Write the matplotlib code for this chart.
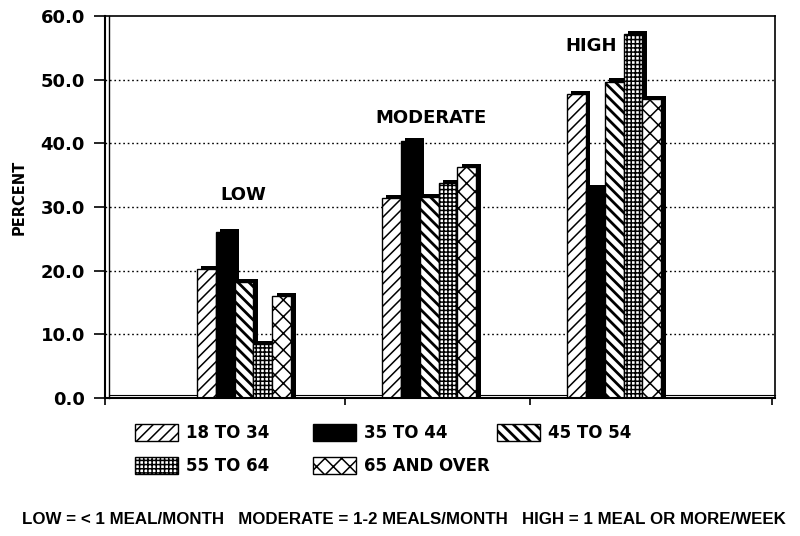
import matplotlib
matplotlib.use("Agg")
import matplotlib.pyplot as plt
import numpy as np
from matplotlib.patches import Patch

# ---- data ----
groups = ["LOW", "MODERATE", "HIGH"]
ages = ["18 TO 34", "35 TO 44", "45 TO 54", "55 TO 64", "65 AND OVER"]
age_18_34 = [20.2, 31.4, 47.7]
age_35_44 = [26.0, 40.4, 33.0]
age_45_54 = [18.2, 31.6, 49.7]
age_55_64 = [8.5, 33.7, 57.2]
age_65_up = [16.0, 36.3, 46.9]
yticks = [0, 10, 20, 30, 40, 50, 60]
footnote = "LOW = < 1 MEAL/MONTH   MODERATE = 1-2 MEALS/MONTH   HIGH = 1 MEAL OR MORE/WEEK"

series = [age_18_34, age_35_44, age_45_54, age_55_64, age_65_up]
fills = ["white", "black", "white", "white", "white"]
hatches = ["///", None, "\\\\\\", "++++", "xx"]
hatch_lw = [1.1, 1.1, 2.0, 1.1, 1.1]

plt.rcParams["font.family"] = ["DejaVu Sans"]
plt.rcParams["font.weight"] = "bold"
plt.rcParams["hatch.linewidth"] = 1.1

fig = plt.figure(figsize=(8, 5.36), dpi=100)
ax = fig.add_axes([104.5 / 800, 138 / 536, 670.5 / 800, 382 / 536])

x = np.arange(len(groups))
w = 0.1025
dx, dy = 0.026, 0.5   # depth of the fake 3d side/top


def set_hlw(patch, lw):
    if hasattr(patch, "set_hatch_linewidth"):
        patch.set_hatch_linewidth(lw)


for i, vals in enumerate(series):
    off = (i - 2) * w
    # dark side + top of each column
    ax.bar(x + off + dx, np.array(vals) + dy, width=w, color="black",
           linewidth=0, zorder=2 + 2 * i)
    bars = ax.bar(x + off, vals, width=w, facecolor=fills[i], hatch=hatches[i],
                  edgecolor="black", linewidth=1.0, zorder=3 + 2 * i)
    for b in bars:
        set_hlw(b, hatch_lw[i])

# group labels (offset from group centre, height in data units)
label_pos = [(-0.005, 31.9), (0.01, 44.0), (-0.125, 55.3)]
for gx, name, (lx, ly) in zip(x, groups, label_pos):
    ax.text(gx + lx, ly, name, ha="center", va="center", fontsize=13,
            fontweight="bold", zorder=20)

ax.set_xlim(-0.754, 2.870)
ax.set_ylim(0, 60)

# dotted grid
for yv in yticks[1:-1]:
    ax.axhline(yv, color="black", lw=1.0, ls=(0, (1.2, 2.0)), zorder=1)

# double wall/floor lines
ax.plot([0.006, 0.006], [0, 1], transform=ax.transAxes, color="black", lw=1.0,
        clip_on=False, zorder=30)
ax.plot([0.006, 1], [0.008, 0.008], transform=ax.transAxes, color="black", lw=0.8,
        clip_on=False, zorder=1)

for s in ["left", "bottom"]:
    ax.spines[s].set_linewidth(1.5)
for s in ["top", "right"]:
    ax.spines[s].set_linewidth(1.2)
ax.spines["bottom"].set_zorder(30)

ax.set_yticks(yticks)
ax.set_yticklabels([f"{v:.1f}" for v in yticks], fontsize=13, fontweight="bold")
ax.tick_params(axis="y", direction="out", length=8, width=1.2, pad=6)
ax.set_xticks([-0.754, 0.546, 1.546, 2.854])
ax.set_xticklabels([])
ax.tick_params(axis="x", direction="out", length=5, width=1.2)

fig.text(19 / 800, 1 - 197 / 536, "PERCENT", rotation=90, ha="center", va="center",
         fontsize=10.5, fontweight="bold")

# legend, three columns placed separately
handles = [Patch(facecolor=fills[i], edgecolor="black", hatch=hatches[i], lw=1.0)
           for i in range(len(ages))]
cols = [([0, 3], 135), ([1, 4], 313), ([2], 497)]
for idx, left in cols:
    leg = fig.legend([handles[k] for k in idx], [ages[k] for k in idx],
                     loc="upper left", bbox_to_anchor=(left / 800, 1 - 424 / 536),
                     frameon=False, handlelength=2.6, handleheight=1.2,
                     handletextpad=0.45, labelspacing=0.9, borderpad=0,
                     borderaxespad=0, prop={"weight": "bold", "size": 12})
    for k, lh in zip(idx, leg.legend_handles):
        set_hlw(lh, hatch_lw[k])

fig.text(22 / 800, 1 - 519 / 536, footnote, ha="left", va="center", fontsize=12.2,
         family=["Liberation Sans", "DejaVu Sans"], fontweight="bold")

fig.savefig("out.png", dpi=100)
·····
■ WHAT YOU WILL DO
Leave out the pictures. Transcribe only the lines above, from the first through the one that contains "ax = fig.add_axes([104.5".

■ SOLUTION TO THIS PROBLEM
Write the matplotlib code for this chart.
import matplotlib
matplotlib.use("Agg")
import matplotlib.pyplot as plt
import numpy as np
from matplotlib.patches import Patch

# ---- data ----
groups = ["LOW", "MODERATE", "HIGH"]
ages = ["18 TO 34", "35 TO 44", "45 TO 54", "55 TO 64", "65 AND OVER"]
age_18_34 = [20.2, 31.4, 47.7]
age_35_44 = [26.0, 40.4, 33.0]
age_45_54 = [18.2, 31.6, 49.7]
age_55_64 = [8.5, 33.7, 57.2]
age_65_up = [16.0, 36.3, 46.9]
yticks = [0, 10, 20, 30, 40, 50, 60]
footnote = "LOW = < 1 MEAL/MONTH   MODERATE = 1-2 MEALS/MONTH   HIGH = 1 MEAL OR MORE/WEEK"

series = [age_18_34, age_35_44, age_45_54, age_55_64, age_65_up]
fills = ["white", "black", "white", "white", "white"]
hatches = ["///", None, "\\\\\\", "++++", "xx"]
hatch_lw = [1.1, 1.1, 2.0, 1.1, 1.1]

plt.rcParams["font.family"] = ["DejaVu Sans"]
plt.rcParams["font.weight"] = "bold"
plt.rcParams["hatch.linewidth"] = 1.1

fig = plt.figure(figsize=(8, 5.36), dpi=100)
ax = fig.add_axes([104.5 / 800, 138 / 536, 670.5 / 800, 382 / 536])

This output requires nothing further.